A Toledo man who assaulted a gas station attendant with a Bible during a robbery attempt four months ago was found not guilty by reason of insanity Friday.
After hearing testimony from three witnesses Monday and Friday, Lucas County Common Pleas Judge Stacy Cook found that Abbott Griffin, 57, who listed his address as the Cherry Street Mission, was a mentally ill person who did not understand the wrongfulness of his actions when he robbed the Circle K, 2969 Tremainsville Rd., on Aug. 28.
Gregory Forgac, a clinical psychologist with the Court Diagnostic and Treatment Center, told the court Friday that after evaluating Griffin, he found that at the time of the incident Griffin suffered from a psychotic disorder that caused him to lose contact with reality.
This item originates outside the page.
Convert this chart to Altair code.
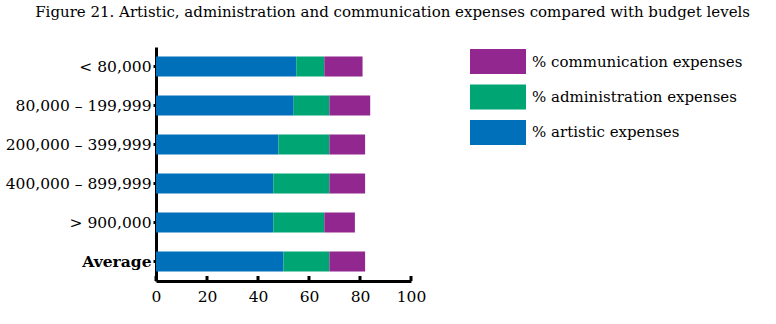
import altair as alt
import pandas as pd

categories = ["< 80,000", "80,000 – 199,999", "200,000 – 399,999",
              "400,000 – 899,999", "> 900,000", "Average"]
artistic = [55, 54, 48, 46, 46, 50]
administration = [11, 14, 20, 22, 20, 18]
communication = [15, 16, 14, 14, 12, 14]

series_names = ["% artistic expenses", "% administration expenses", "% communication expenses"]
series_colors = ["#0070BA", "#00A574", "#92278F"]
x_ticks = [0, 20, 40, 60, 80, 100]

FONT = "DejaVu Serif"

rows = []
for i, c in enumerate(categories):
    for k, (name, vals) in enumerate(zip(series_names, [artistic, administration, communication])):
        rows.append({"category": c, "series": name, "value": vals[i], "order": k})
df = pd.DataFrame(rows)

W, H = 255, 234

color_scale = alt.Scale(domain=series_names, range=series_colors)

bars = alt.Chart(df).mark_bar(size=20).encode(
    x=alt.X("value:Q", stack="zero",
            scale=alt.Scale(domain=[0, 100], nice=False),
            axis=alt.Axis(values=x_ticks, title=None, ticks=False, grid=False,
                          labelFlush=False,
                          domainColor="black", domainWidth=3, labelPadding=8,
                          labelFont=FONT, labelFontSize=15.5, labelColor="black")),
    y=alt.Y("category:N", sort=categories,
            scale=alt.Scale(paddingInner=0.487, paddingOuter=0.2435),
            axis=alt.Axis(title=None, domainColor="black", domainWidth=3,
                          tickColor="black", tickSize=3, tickWidth=3, labelPadding=2,
                          labelFont=FONT, labelFontSize=15.5, labelColor="black",
                          labelFontWeight=alt.expr("datum.value == 'Average' ? 'bold' : 'normal'"))),
    color=alt.Color("series:N", scale=color_scale, legend=None),
    order=alt.Order("order:Q"),
)

tick_df = pd.DataFrame({"t": x_ticks})
ticks = alt.Chart(tick_df).mark_rule(color="black", strokeWidth=3).encode(
    x=alt.X("t:Q"),
    y=alt.value(H),
    y2=alt.value(H - 5),
)

main = alt.layer(bars, ticks).properties(width=W, height=H)

leg_order = ["% communication expenses", "% administration expenses", "% artistic expenses"]
leg_df = pd.DataFrame({"series": leg_order})
leg_y = alt.Y("series:N", sort=leg_order, axis=None,
              scale=alt.Scale(paddingInner=0.2958, paddingOuter=0.06))
leg_rect = alt.Chart(leg_df).mark_rect().encode(
    y=leg_y,
    x=alt.value(0), x2=alt.value(56),
    color=alt.Color("series:N", scale=color_scale, legend=None),
)
leg_text = alt.Chart(leg_df).mark_text(align="left", baseline="middle", font=FONT,
                                      fontSize=15, color="black").encode(
    y=leg_y,
    x=alt.value(62),
    text="series:N",
)
legend = alt.layer(leg_rect, leg_text).properties(width=280, height=100)

chart = alt.hconcat(main, legend, spacing=44).properties(
    title=alt.TitleParams(
        "Figure 21. Artistic, administration and communication expenses compared with budget levels",
        font=FONT, fontSize=15, fontWeight="normal", color="black",
        anchor="middle", offset=27, dx=15),
    padding={"left": 5, "top": 5, "right": 0, "bottom": 0},
).configure_view(stroke=None).configure_axis(grid=False)

chart.save("out.html", embed_options={"renderer": "svg", "actions": False})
On Monday, Matthew Turner, the Circle K employee who was confronted by Griffin, testified that Griffin approached him as he was restocking an ice cooler outside the business and began striking him with a Bible. Griffin then told him to go inside and open the cash drawer.
Mr. Turner said Griffin never picked up the cash he laid on the counter but told him to open the safe — something he couldn’t do. Describing it as an “unpredictable” situation, he said Griffin at one point told him to call the police and the mayor.
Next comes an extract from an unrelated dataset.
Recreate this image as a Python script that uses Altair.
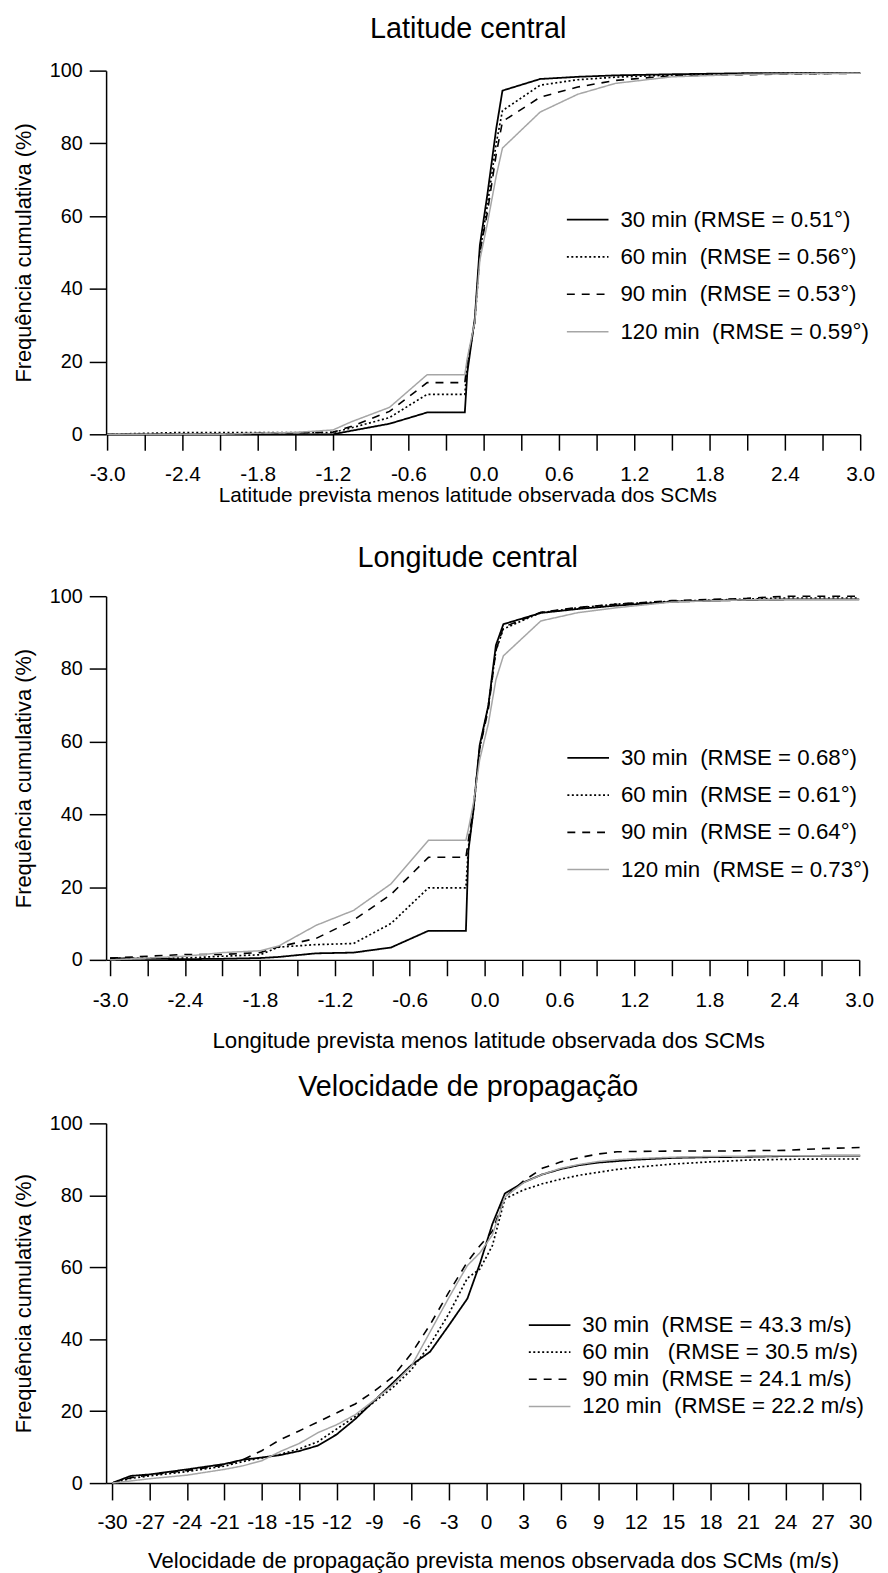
import altair as alt
import pandas as pd

FONT = "Liberation Sans"
SERIES = ["30 min", "60 min", "90 min", "120 min"]
COLORS = ["#000000", "#000000", "#000000", "#a6a6a6"]
DASHES = [[1, 0], [2, 2.5], [8, 7], [1, 0]]
WIDTHS = [1.8, 1.5, 1.5, 1.3]

# ---------- Panel 1: Latitude central ----------
LAT_TITLE = "Latitude central"
LAT_XTITLE = "Latitude prevista menos latitude observada dos SCMs"
LAT_LABELS = ["30 min (RMSE = 0.51°)", "60 min\u00a0 (RMSE = 0.56°)",
              "90 min\u00a0 (RMSE = 0.53°)", "120 min\u00a0 (RMSE = 0.59°)"]
LAT_X = [-3.0, -2.4, -2.1, -1.8, -1.5, -1.2, -1.05, -0.75, -0.45, -0.15, -0.13,
         -0.07, -0.03, 0.03, 0.1, 0.15, 0.45, 0.75, 1.05, 1.5, 2.1, 3.0]
LAT_30 = [0.0, 0.0, 0.0, 0.0, 0.0, 0.0, 1.0, 2.9, 6.0, 6.0, 17.0,
          32.0, 52.0, 66.0, 84.0, 94.5, 97.7, 98.3, 98.7, 99.0, 99.3, 99.3]
LAT_60 = [0.0, 0.5, 0.5, 0.5, 0.5, 0.5, 1.8, 4.6, 11.0, 11.0, 19.0,
          31.0, 50.0, 63.0, 80.0, 89.0, 96.0, 97.5, 98.2, 98.8, 99.2, 99.3]
LAT_90 = [0.0, 0.0, 0.0, 0.3, 0.4, 0.6, 2.2, 6.3, 14.2, 14.2, 20.0,
          31.0, 50.0, 61.0, 77.0, 86.0, 92.7, 95.5, 97.3, 98.6, 98.9, 99.3]
LAT_120 = [0.0, 0.0, 0.0, 0.3, 0.5, 1.2, 3.5, 7.4, 16.4, 16.4, 21.0,
           31.0, 48.0, 58.0, 71.0, 78.7, 88.6, 93.5, 96.5, 98.3, 99.0, 99.3]
LAT_TICKS = [-3.0, -2.7, -2.4, -2.1, -1.8, -1.5, -1.2, -0.9, -0.6, -0.3, 0.0,
             0.3, 0.6, 0.9, 1.2, 1.5, 1.8, 2.1, 2.4, 2.7, 3.0]

# ---------- Panel 2: Longitude central ----------
LON_TITLE = "Longitude central"
LON_XTITLE = "Longitude prevista menos latitude observada dos SCMs"
LON_LABELS = ["30 min\u00a0 (RMSE = 0.68°)", "60 min\u00a0 (RMSE = 0.61°)",
              "90 min\u00a0 (RMSE = 0.64°)", "120 min\u00a0 (RMSE = 0.73°)"]
LON_X = [-3.0, -2.7, -2.4, -2.1, -1.8, -1.65, -1.35, -1.05, -0.75, -0.45, -0.15,
         -0.13, -0.09, -0.04, 0.03, 0.09, 0.15, 0.45, 0.75, 1.05, 1.5, 2.1, 2.4, 3.0]
LON_30 = [0.5, 0.3, 0.2, 0.3, 0.5, 0.8, 1.8, 2.0, 3.4, 8.0, 8.0,
          30.0, 41.0, 59.0, 70.0, 86.5, 92.3, 95.4, 96.5, 97.4, 98.5, 99.0, 99.1, 99.1]
LON_60 = [0.3, 0.5, 0.5, 1.0, 1.4, 3.5, 4.2, 4.5, 10.0, 19.8, 19.8,
          31.0, 41.0, 58.0, 70.0, 85.0, 91.0, 95.5, 96.8, 97.8, 98.6, 99.2, 99.5, 99.5]
LON_90 = [0.5, 1.0, 1.5, 1.5, 2.0, 3.6, 5.9, 10.9, 18.0, 28.2, 28.2,
          33.0, 42.0, 58.0, 69.0, 85.0, 91.5, 95.6, 96.9, 97.8, 98.8, 99.4, 100.0, 100.0]
LON_120 = [0.0, 0.5, 1.0, 2.0, 2.5, 3.8, 9.5, 13.6, 20.9, 32.9, 32.9,
           36.0, 43.0, 55.0, 65.0, 77.0, 83.6, 93.2, 95.5, 96.8, 98.4, 99.0, 99.1, 99.1]
LON_TICKS = LAT_TICKS

# ---------- Panel 3: Velocidade de propagação ----------
VEL_TITLE = "Velocidade de propagação"
VEL_XTITLE = "Velocidade de propagação prevista menos observada dos SCMs (m/s)"
VEL_LABELS = ["30 min\u00a0 (RMSE = 43.3 m/s)", "60 min\u00a0\u00a0 (RMSE = 30.5 m/s)",
              "90 min\u00a0 (RMSE = 24.1 m/s)", "120 min\u00a0 (RMSE = 22.2 m/s)"]
VEL_X = [-30, -28.5, -27, -24, -21, -19.5, -18, -16.5, -15, -13.5, -12, -10.5, -9,
         -7.5, -6, -4.5, -3, -1.5, -0.5, 0.5, 1.5, 3, 4.5, 6, 7.5, 9, 10.5, 12,
         15, 18, 21, 24, 27, 30]
VEL_30 = [0.0, 2.0, 2.4, 3.8, 5.3, 6.5, 7.1, 7.8, 8.9, 10.4, 13.5, 17.8, 22.8,
          27.8, 32.8, 36.5, 43.8, 51.3, 61.0, 72.0, 80.5, 83.6, 85.8, 87.3, 88.4,
          89.1, 89.5, 89.9, 90.4, 90.6, 90.7, 90.9, 91.0, 91.0]
VEL_60 = [0.0, 1.3, 2.0, 3.2, 4.7, 6.0, 7.0, 8.0, 9.5, 11.5, 15.0, 18.5, 22.5,
          26.5, 31.5, 38.5, 47.0, 57.0, 59.5, 66.0, 79.0, 81.5, 83.2, 84.5, 85.6,
          86.4, 87.2, 87.8, 88.7, 89.3, 89.8, 90.0, 90.1, 90.1]
VEL_90 = [0.0, 1.5, 2.3, 3.5, 5.0, 6.5, 9.0, 12.1, 14.5, 17.0, 19.5, 22.0, 25.5,
          29.5, 36.0, 44.0, 53.0, 61.5, 66.0, 70.0, 79.5, 84.0, 87.5, 89.3, 90.5,
          91.5, 92.1, 92.2, 92.3, 92.3, 92.4, 92.5, 93.0, 93.3]
VEL_120 = [0.0, 0.6, 1.2, 2.2, 3.8, 4.8, 6.2, 8.8, 11.0, 14.0, 16.2, 19.0, 23.0,
           27.2, 32.5, 42.0, 51.5, 60.5, 64.0, 69.0, 79.5, 83.5, 85.8, 87.5, 88.6,
           89.4, 89.9, 90.2, 90.6, 90.8, 90.9, 91.0, 91.0, 91.0]
VEL_TICKS = [-30, -27, -24, -21, -18, -15, -12, -9, -6, -3, 0, 3, 6, 9, 12, 15,
             18, 21, 24, 27, 30]

Y_TICKS = [0, 20, 40, 60, 80, 100]
Y_TITLE = "Frequência cumulativa (%)"


def make_df(xs, series_vals, labels):
    rows = []
    for lab, vals in zip(labels, series_vals):
        for xv, yv in zip(xs, vals):
            rows.append({"x": xv, "y": yv, "series": lab})
    return pd.DataFrame(rows)


def panel(df, labels, title, xtitle, xdomain, ticks, label_expr, width, height,
          legend_x, legend_y, row_pad, x_tick, x_lpad, x_tpad, xtitle_size,
          title_offset, xtitle_x):
    legend = alt.Legend(
        title=None, orient="none", legendX=legend_x, legendY=legend_y,
        symbolType="stroke", symbolSize=1764, symbolStrokeWidth=1.5,
        labelFont=FONT, labelFontSize=22.5, labelColor="black", labelLimit=500,
        clipHeight=23, rowPadding=row_pad, labelOffset=11, padding=0,
        direction="vertical",
    )
    return alt.Chart(df).mark_line(interpolate="linear").encode(
        x=alt.X("x:Q", scale=alt.Scale(domain=xdomain, nice=False, zero=False),
                axis=alt.Axis(values=ticks, labelExpr=label_expr, title=xtitle,
                              tickSize=x_tick, labelPadding=x_lpad,
                              titlePadding=x_tpad, titleFontSize=xtitle_size,
                              titleX=xtitle_x, labelFontSize=21,
                              labelFlush=False, labelOverlap=False)),
        y=alt.Y("y:Q", scale=alt.Scale(domain=[0, 100], nice=False),
                axis=alt.Axis(values=Y_TICKS, title=Y_TITLE, tickSize=17,
                              labelPadding=7, titlePadding=14, labelFontSize=20,
                              titleFontSize=22)),
        color=alt.Color("series:N", scale=alt.Scale(domain=labels, range=COLORS),
                        legend=legend),
        strokeDash=alt.StrokeDash("series:N",
                                  scale=alt.Scale(domain=labels, range=DASHES),
                                  legend=legend),
        strokeWidth=alt.StrokeWidth("series:N",
                                    scale=alt.Scale(domain=labels, range=WIDTHS),
                                    legend=None),
        order=alt.Order("x:Q"),
    ).properties(
        width=width, height=height,
        title=alt.TitleParams(title, fontSize=29, font=FONT, fontWeight="normal",
                              color="black", anchor="middle", frame="group",
                              dx=-15, offset=title_offset, baseline="alphabetic"),
    )


DEC_EXPR = ("abs(round(datum.value*10)) % 6 == 0 ? "
            "((datum.value < -0.001 ? '-' : '') + format(abs(datum.value), '.1f')) : ''")
INT_EXPR = "(datum.value < 0 ? '-' : '') + format(abs(datum.value), 'd')"

p1 = panel(make_df(LAT_X, [LAT_30, LAT_60, LAT_90, LAT_120], LAT_LABELS), LAT_LABELS,
           LAT_TITLE, LAT_XTITLE, [-3.008, 3.0], LAT_TICKS, DEC_EXPR, 761, 367,
           464, 138.8, 14.7, 16, 14, 0, 21, -6, 364.5)
p2 = panel(make_df(LON_X, [LON_30, LON_60, LON_90, LON_120], LON_LABELS), LON_LABELS,
           LON_TITLE, LON_XTITLE, [-3.032, 3.0], LON_TICKS, DEC_EXPR, 760, 367,
           464.5, 151.6, 14.6, 16, 14, 19, 22.5, -10, 385.5)
p3 = panel(make_df(VEL_X, [VEL_30, VEL_60, VEL_90, VEL_120], VEL_LABELS), VEL_LABELS,
           VEL_TITLE, VEL_XTITLE, [-30.48, 30.0], VEL_TICKS, INT_EXPR, 761, 363,
           425.6, 192, 4.4, 17, 12, 17, 22.3, -11, 390.5)

RES = dict(x="independent", y="independent", color="independent",
           strokeDash="independent", strokeWidth="independent")

top = alt.vconcat(p1, p2, spacing=39.4).resolve_scale(**RES)
chart = alt.vconcat(top, p3, spacing=21.4).resolve_scale(**RES).properties(
    padding={"left": 4, "top": 0, "right": 5, "bottom": 0},
).configure_view(stroke=None).configure_axis(
    labelFont=FONT, titleFont=FONT, labelColor="black", titleColor="black",
    titleFontWeight="normal", domainColor="black", tickColor="black",
    domainWidth=1.5, tickWidth=1.5, grid=False,
).configure_legend(labelFont=FONT)

chart.save("out.html", embed_options={"renderer": "svg", "actions": False})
“I wasn’t sure what he wanted,” Mr. Turner said. “I didn’t know if I was being robbed or if he was just letting off steam.”
Toledo Police Officer Michael Breeze, the first to arrive at the Circle K, said Griffin initially approached him with his hands in the air and asked to be taken into custody. But when the officer attempted to handcuff him, Griffin objected, moved away, and began throwing beer cans at the officer, Officer Breeze said.
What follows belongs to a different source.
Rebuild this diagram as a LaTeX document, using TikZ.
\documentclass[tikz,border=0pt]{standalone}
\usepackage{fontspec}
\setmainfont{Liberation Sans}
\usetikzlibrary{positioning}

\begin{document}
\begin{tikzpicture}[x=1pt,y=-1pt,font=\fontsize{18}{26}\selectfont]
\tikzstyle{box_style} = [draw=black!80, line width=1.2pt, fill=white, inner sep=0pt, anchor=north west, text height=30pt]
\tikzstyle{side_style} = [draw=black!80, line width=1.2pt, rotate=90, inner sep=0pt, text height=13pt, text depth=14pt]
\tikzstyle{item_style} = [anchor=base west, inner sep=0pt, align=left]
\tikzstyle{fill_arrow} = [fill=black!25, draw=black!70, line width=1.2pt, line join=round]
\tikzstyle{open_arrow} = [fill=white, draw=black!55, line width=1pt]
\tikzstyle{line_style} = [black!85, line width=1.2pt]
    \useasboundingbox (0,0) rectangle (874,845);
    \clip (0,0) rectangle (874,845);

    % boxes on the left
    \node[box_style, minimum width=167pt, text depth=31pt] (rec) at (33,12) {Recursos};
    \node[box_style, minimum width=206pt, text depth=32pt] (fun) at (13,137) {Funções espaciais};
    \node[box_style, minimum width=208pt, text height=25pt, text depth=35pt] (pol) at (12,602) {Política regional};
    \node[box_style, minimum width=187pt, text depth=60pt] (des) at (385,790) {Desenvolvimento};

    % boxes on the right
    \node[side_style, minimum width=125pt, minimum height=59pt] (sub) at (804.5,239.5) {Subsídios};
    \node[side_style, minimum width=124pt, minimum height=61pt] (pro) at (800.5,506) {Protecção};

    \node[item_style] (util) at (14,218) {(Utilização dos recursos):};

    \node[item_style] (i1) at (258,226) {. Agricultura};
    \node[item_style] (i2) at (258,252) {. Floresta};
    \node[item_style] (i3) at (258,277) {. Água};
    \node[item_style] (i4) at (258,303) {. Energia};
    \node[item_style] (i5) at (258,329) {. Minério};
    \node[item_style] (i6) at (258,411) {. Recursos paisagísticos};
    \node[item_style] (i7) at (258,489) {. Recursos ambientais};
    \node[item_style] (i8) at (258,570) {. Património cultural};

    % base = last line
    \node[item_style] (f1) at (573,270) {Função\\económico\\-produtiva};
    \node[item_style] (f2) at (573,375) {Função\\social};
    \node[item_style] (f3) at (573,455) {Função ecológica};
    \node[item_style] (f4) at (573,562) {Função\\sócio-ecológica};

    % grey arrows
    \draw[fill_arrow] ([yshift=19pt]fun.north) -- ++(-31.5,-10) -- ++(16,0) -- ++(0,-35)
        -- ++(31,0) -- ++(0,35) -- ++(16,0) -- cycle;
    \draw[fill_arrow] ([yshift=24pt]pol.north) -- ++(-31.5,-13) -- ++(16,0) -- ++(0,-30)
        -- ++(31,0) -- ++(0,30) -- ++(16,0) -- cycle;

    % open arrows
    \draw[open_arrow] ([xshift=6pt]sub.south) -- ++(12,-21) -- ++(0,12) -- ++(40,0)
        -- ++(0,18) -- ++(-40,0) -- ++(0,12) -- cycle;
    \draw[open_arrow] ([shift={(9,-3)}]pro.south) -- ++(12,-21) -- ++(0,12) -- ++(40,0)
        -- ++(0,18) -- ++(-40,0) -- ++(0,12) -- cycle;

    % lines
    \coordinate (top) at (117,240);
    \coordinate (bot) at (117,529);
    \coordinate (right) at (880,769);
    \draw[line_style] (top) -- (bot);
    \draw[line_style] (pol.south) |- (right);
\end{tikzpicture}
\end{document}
“He seemed to be having some type of problem, and I didn’t know what the problem was,” the patrolman said.
Judge Cook ordered that Griffin be evaluated to determine the least restrictive environment in which he can receive mental-health treatment while protecting him and the community. She set a Dec. 31 hearing to decide his placement.
The judge has the authority to maintain supervision over Griffin for up to eight years — the maximum prison sentence he would have faced if convicted of robbery.